(begin)

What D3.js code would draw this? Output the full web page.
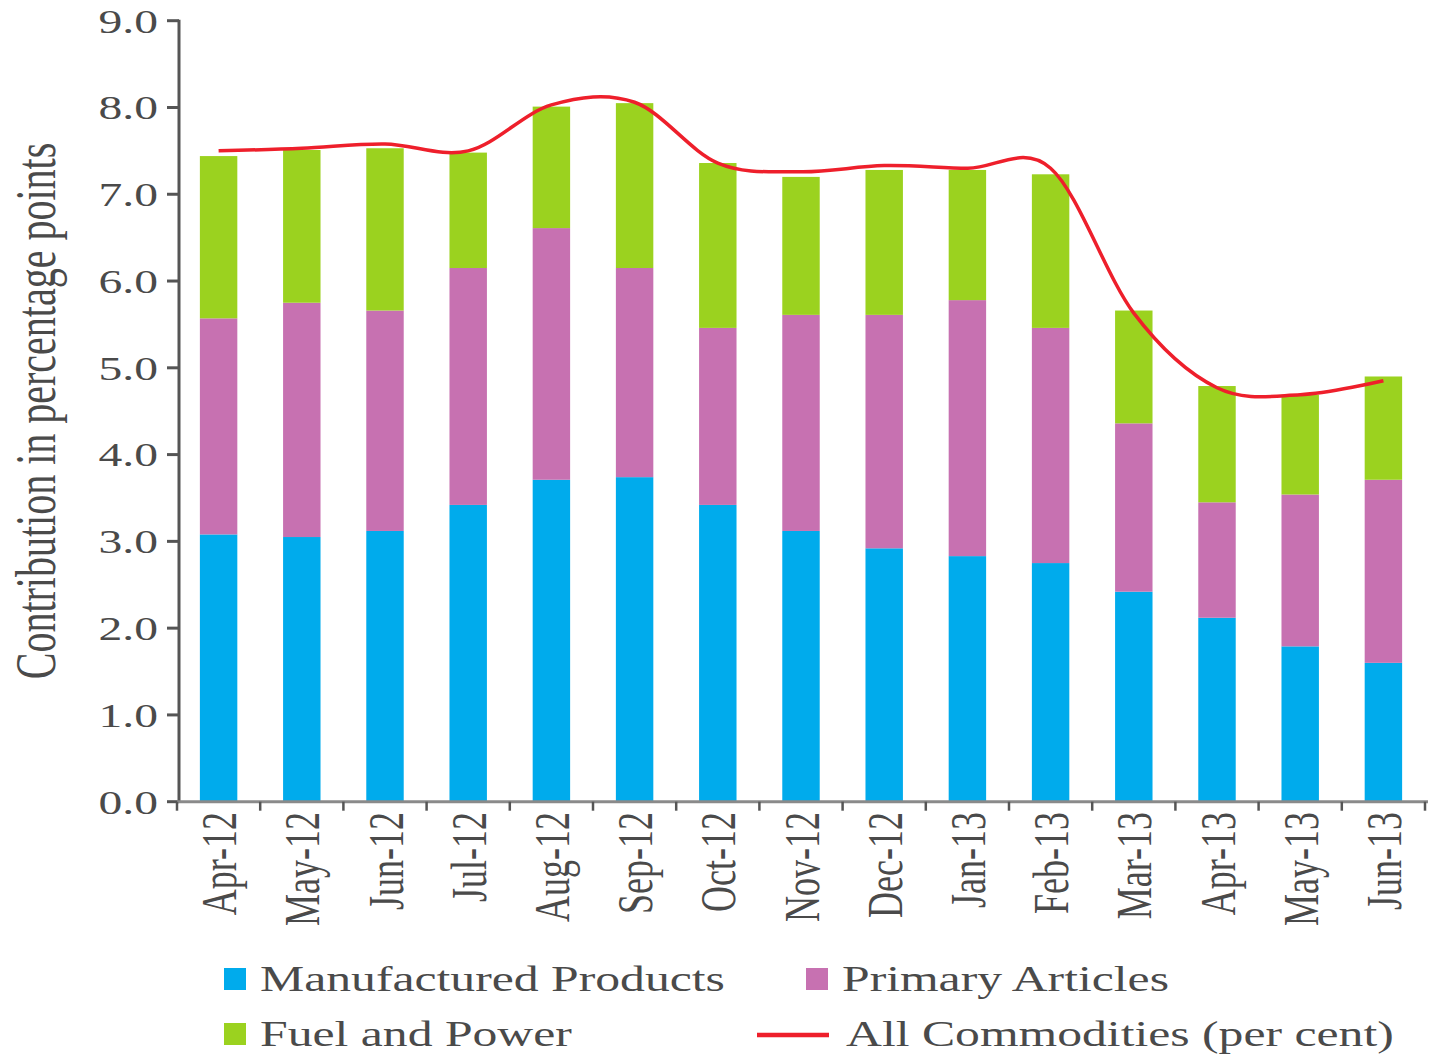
<!DOCTYPE html>
<html>
<head>
<meta charset="utf-8">
<script src="https://cdnjs.cloudflare.com/ajax/libs/d3/7.8.5/d3.min.js"></script>
<style>
    html, body { margin: 0; padding: 0; background: #fff; }
    svg { display: block; }
    text { font-family: "Liberation Serif", "DejaVu Serif", serif; fill: #4a4a4a; }
</style>
</head>
<body>
<div id="chart"></div>
<script>
// ── Data ──────────────────────────────────────────────────────────────────────
const months = ["Apr-12", "May-12", "Jun-12", "Jul-12", "Aug-12", "Sep-12", "Oct-12", "Nov-12",
                "Dec-12", "Jan-13", "Feb-13", "Mar-13", "Apr-13", "May-13", "Jun-13"];
const manufactured = [3.08, 3.05, 3.12, 3.42, 3.71, 3.74, 3.42, 3.12, 2.92, 2.83, 2.75, 2.42, 2.12, 1.79, 1.60];
const primary      = [2.49, 2.70, 2.54, 2.73, 2.90, 2.41, 2.04, 2.49, 2.69, 2.95, 2.71, 1.94, 1.33, 1.75, 2.11];
const fuel         = [1.87, 1.76, 1.87, 1.33, 1.40, 1.90, 1.90, 1.59, 1.67, 1.50, 1.77, 1.30, 1.34, 1.15, 1.19];
const allCommodities = [7.50, 7.53, 7.58, 7.50, 8.03, 8.06, 7.36, 7.26, 7.33, 7.30, 7.30, 5.63, 4.77, 4.69, 4.85];
const yTicks = [0, 1, 2, 3, 4, 5, 6, 7, 8, 9];

const seriesKeys = ["manufactured", "primary", "fuel"];
const seriesNames = { manufactured: "Manufactured Products", primary: "Primary Articles", fuel: "Fuel and Power" };
const colors = { manufactured: "#00abec", primary: "#c771b1", fuel: "#9bd21f", line: "#ee1f2b" };

// the source picture is stretched sideways, so every text is widened the same way
const STRETCH = 1.4;

const W = 1431, H = 1057;
const svg = d3.select("#chart").append("svg").attr("width", W).attr("height", H);

const x = d3.scaleBand().domain(months).range([177, 1425]).paddingInner(0.55).paddingOuter(0.275);
const y = d3.scaleLinear().domain([0, 9]).range([801.7, 20.7]);

function stretchedText(g, tx, ty, str, size, opts = {}) {
    return g.append("text")
        .attr("transform", `translate(${tx},${ty}) scale(${STRETCH},1)` + (opts.rotate ? " rotate(-90)" : ""))
        .attr("font-size", size)
        .attr("text-anchor", opts.anchor || "start")
        .attr("dy", opts.dy || "0.35em")
        .text(str);
}

// ── Stacked bars ──────────────────────────────────────────────────────────────
const table = months.map((m, i) => ({ month: m, manufactured: manufactured[i], primary: primary[i], fuel: fuel[i] }));
const stacked = d3.stack().keys(seriesKeys)(table);

svg.append("g").selectAll("g")
    .data(stacked)
    .join("g")
    .attr("fill", d => colors[d.key])
    .selectAll("rect")
    .data(d => d)
    .join("rect")
    .attr("x", d => x(d.data.month))
    .attr("width", x.bandwidth())
    .attr("y", d => y(d[1]))
    .attr("height", d => y(d[0]) - y(d[1]));

// ── Axes ──────────────────────────────────────────────────────────────────────
const axisY = svg.append("g");
axisY.append("line")
    .attr("x1", 179).attr("x2", 179).attr("y1", y(9) - 1).attr("y2", y(0))
    .attr("stroke", "#555").attr("stroke-width", 3);
axisY.selectAll(".ytick")
    .data(yTicks)
    .join("line")
    .attr("class", "ytick")
    .attr("x1", 167).attr("x2", 179)
    .attr("y1", d => y(d)).attr("y2", d => y(d))
    .attr("stroke", "#555").attr("stroke-width", 3);
yTicks.forEach(v => stretchedText(axisY, 158, y(v), d3.format(".1f")(v), 34, { anchor: "end" }));

const axisX = svg.append("g");
axisX.append("line")
    .attr("x1", 177).attr("x2", 1428).attr("y1", y(0)).attr("y2", y(0))
    .attr("stroke", "#8a8a8a").attr("stroke-width", 3);
// ticks sit on the category boundaries
const bounds = months.map(m => x(m) - x.step() * x.paddingInner() / 2);
bounds.push(x.range()[1]);
axisX.selectAll(".xtick")
    .data(bounds)
    .join("line")
    .attr("class", "xtick")
    .attr("x1", d => d).attr("x2", d => d)
    .attr("y1", y(0)).attr("y2", y(0) + 9)
    .attr("stroke", "#555").attr("stroke-width", 2.5);
months.forEach(m => stretchedText(axisX, x(m) + x.bandwidth() / 2, 812, m, 36, { anchor: "end", rotate: true }));

stretchedText(svg, 35, 411, "Contribution in percentage points", 40, { anchor: "middle", rotate: true });

// ── All commodities line ──────────────────────────────────────────────────────
const line = d3.line()
    .x((d, i) => x(months[i]) + x.bandwidth() / 2)
    .y(d => y(d))
    .curve(d3.curveCardinal.tension(0));

svg.append("path")
    .datum(allCommodities)
    .attr("d", line)
    .attr("fill", "none")
    .attr("stroke", colors.line)
    .attr("stroke-width", 3.5);

// ── Legend ────────────────────────────────────────────────────────────────────
const legend = svg.append("g");
const legendItems = [
    { key: "manufactured", x: 224, y: 979 },
    { key: "primary", x: 806, y: 979 },
    { key: "fuel", x: 224, y: 1034 }
];
legendItems.forEach(it => {
    legend.append("rect")
        .attr("x", it.x).attr("y", it.y - 11).attr("width", 22).attr("height", 22)
        .attr("fill", colors[it.key]);
    stretchedText(legend, it.x + 36, it.y, seriesNames[it.key], 35.5);
});
legend.append("line")
    .attr("x1", 757).attr("x2", 829).attr("y1", 1035).attr("y2", 1035)
    .attr("stroke", colors.line).attr("stroke-width", 4.5);
stretchedText(legend, 846, 1034, "All Commodities (per cent)", 35.5);
</script>
</body>
</html>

(end)

Short exercise => Produce an exact copy of each line of data, skipping embedded images.

The answer =>
What D3.js code would draw this? Output the full web page.
<!DOCTYPE html>
<html>
<head>
<meta charset="utf-8">
<script src="https://cdnjs.cloudflare.com/ajax/libs/d3/7.8.5/d3.min.js"></script>
<style>
    html, body { margin: 0; padding: 0; background: #fff; }
    svg { display: block; }
    text { font-family: "Liberation Serif", "DejaVu Serif", serif; fill: #4a4a4a; }
</style>
</head>
<body>
<div id="chart"></div>
<script>
// ── Data ──────────────────────────────────────────────────────────────────────
const months = ["Apr-12", "May-12", "Jun-12", "Jul-12", "Aug-12", "Sep-12", "Oct-12", "Nov-12",
                "Dec-12", "Jan-13", "Feb-13", "Mar-13", "Apr-13", "May-13", "Jun-13"];
const manufactured = [3.08, 3.05, 3.12, 3.42, 3.71, 3.74, 3.42, 3.12, 2.92, 2.83, 2.75, 2.42, 2.12, 1.79, 1.60];
const primary      = [2.49, 2.70, 2.54, 2.73, 2.90, 2.41, 2.04, 2.49, 2.69, 2.95, 2.71, 1.94, 1.33, 1.75, 2.11];
const fuel         = [1.87, 1.76, 1.87, 1.33, 1.40, 1.90, 1.90, 1.59, 1.67, 1.50, 1.77, 1.30, 1.34, 1.15, 1.19];
const allCommodities = [7.50, 7.53, 7.58, 7.50, 8.03, 8.06, 7.36, 7.26, 7.33, 7.30, 7.30, 5.63, 4.77, 4.69, 4.85];
const yTicks = [0, 1, 2, 3, 4, 5, 6, 7, 8, 9];

const seriesKeys = ["manufactured", "primary", "fuel"];
const seriesNames = { manufactured: "Manufactured Products", primary: "Primary Articles", fuel: "Fuel and Power" };
const colors = { manufactured: "#00abec", primary: "#c771b1", fuel: "#9bd21f", line: "#ee1f2b" };

// the source picture is stretched sideways, so every text is widened the same way
const STRETCH = 1.4;

const W = 1431, H = 1057;
const svg = d3.select("#chart").append("svg").attr("width", W).attr("height", H);

const x = d3.scaleBand().domain(months).range([177, 1425]).paddingInner(0.55).paddingOuter(0.275);
const y = d3.scaleLinear().domain([0, 9]).range([801.7, 20.7]);

function stretchedText(g, tx, ty, str, size, opts = {}) {
    return g.append("text")
        .attr("transform", `translate(${tx},${ty}) scale(${STRETCH},1)` + (opts.rotate ? " rotate(-90)" : ""))
        .attr("font-size", size)
        .attr("text-anchor", opts.anchor || "start")
        .attr("dy", opts.dy || "0.35em")
        .text(str);
}

// ── Stacked bars ──────────────────────────────────────────────────────────────
const table = months.map((m, i) => ({ month: m, manufactured: manufactured[i], primary: primary[i], fuel: fuel[i] }));
const stacked = d3.stack().keys(seriesKeys)(table);

svg.append("g").selectAll("g")
    .data(stacked)
    .join("g")
    .attr("fill", d => colors[d.key])
    .selectAll("rect")
    .data(d => d)
    .join("rect")
    .attr("x", d => x(d.data.month))
    .attr("width", x.bandwidth())
    .attr("y", d => y(d[1]))
    .attr("height", d => y(d[0]) - y(d[1]));

// ── Axes ──────────────────────────────────────────────────────────────────────
const axisY = svg.append("g");
axisY.append("line")
    .attr("x1", 179).attr("x2", 179).attr("y1", y(9) - 1).attr("y2", y(0))
    .attr("stroke", "#555").attr("stroke-width", 3);
axisY.selectAll(".ytick")
    .data(yTicks)
    .join("line")
    .attr("class", "ytick")
    .attr("x1", 167).attr("x2", 179)
    .attr("y1", d => y(d)).attr("y2", d => y(d))
    .attr("stroke", "#555").attr("stroke-width", 3);
yTicks.forEach(v => stretchedText(axisY, 158, y(v), d3.format(".1f")(v), 34, { anchor: "end" }));

const axisX = svg.append("g");
axisX.append("line")
    .attr("x1", 177).attr("x2", 1428).attr("y1", y(0)).attr("y2", y(0))
    .attr("stroke", "#8a8a8a").attr("stroke-width", 3);
// ticks sit on the category boundaries
const bounds = months.map(m => x(m) - x.step() * x.paddingInner() / 2);
bounds.push(x.range()[1]);
axisX.selectAll(".xtick")
    .data(bounds)
    .join("line")
    .attr("class", "xtick")
    .attr("x1", d => d).attr("x2", d => d)
    .attr("y1", y(0)).attr("y2", y(0) + 9)
    .attr("stroke", "#555").attr("stroke-width", 2.5);
months.forEach(m => stretchedText(axisX, x(m) + x.bandwidth() / 2, 812, m, 36, { anchor: "end", rotate: true }));

stretchedText(svg, 35, 411, "Contribution in percentage points", 40, { anchor: "middle", rotate: true });

// ── All commodities line ──────────────────────────────────────────────────────
const line = d3.line()
    .x((d, i) => x(months[i]) + x.bandwidth() / 2)
    .y(d => y(d))
    .curve(d3.curveCardinal.tension(0));

svg.append("path")
    .datum(allCommodities)
    .attr("d", line)
    .attr("fill", "none")
    .attr("stroke", colors.line)
    .attr("stroke-width", 3.5);

// ── Legend ────────────────────────────────────────────────────────────────────
const legend = svg.append("g");
const legendItems = [
    { key: "manufactured", x: 224, y: 979 },
    { key: "primary", x: 806, y: 979 },
    { key: "fuel", x: 224, y: 1034 }
];
legendItems.forEach(it => {
    legend.append("rect")
        .attr("x", it.x).attr("y", it.y - 11).attr("width", 22).attr("height", 22)
        .attr("fill", colors[it.key]);
    stretchedText(legend, it.x + 36, it.y, seriesNames[it.key], 35.5);
});
legend.append("line")
    .attr("x1", 757).attr("x2", 829).attr("y1", 1035).attr("y2", 1035)
    .attr("stroke", colors.line).attr("stroke-width", 4.5);
stretchedText(legend, 846, 1034, "All Commodities (per cent)", 35.5);
</script>
</body>
</html>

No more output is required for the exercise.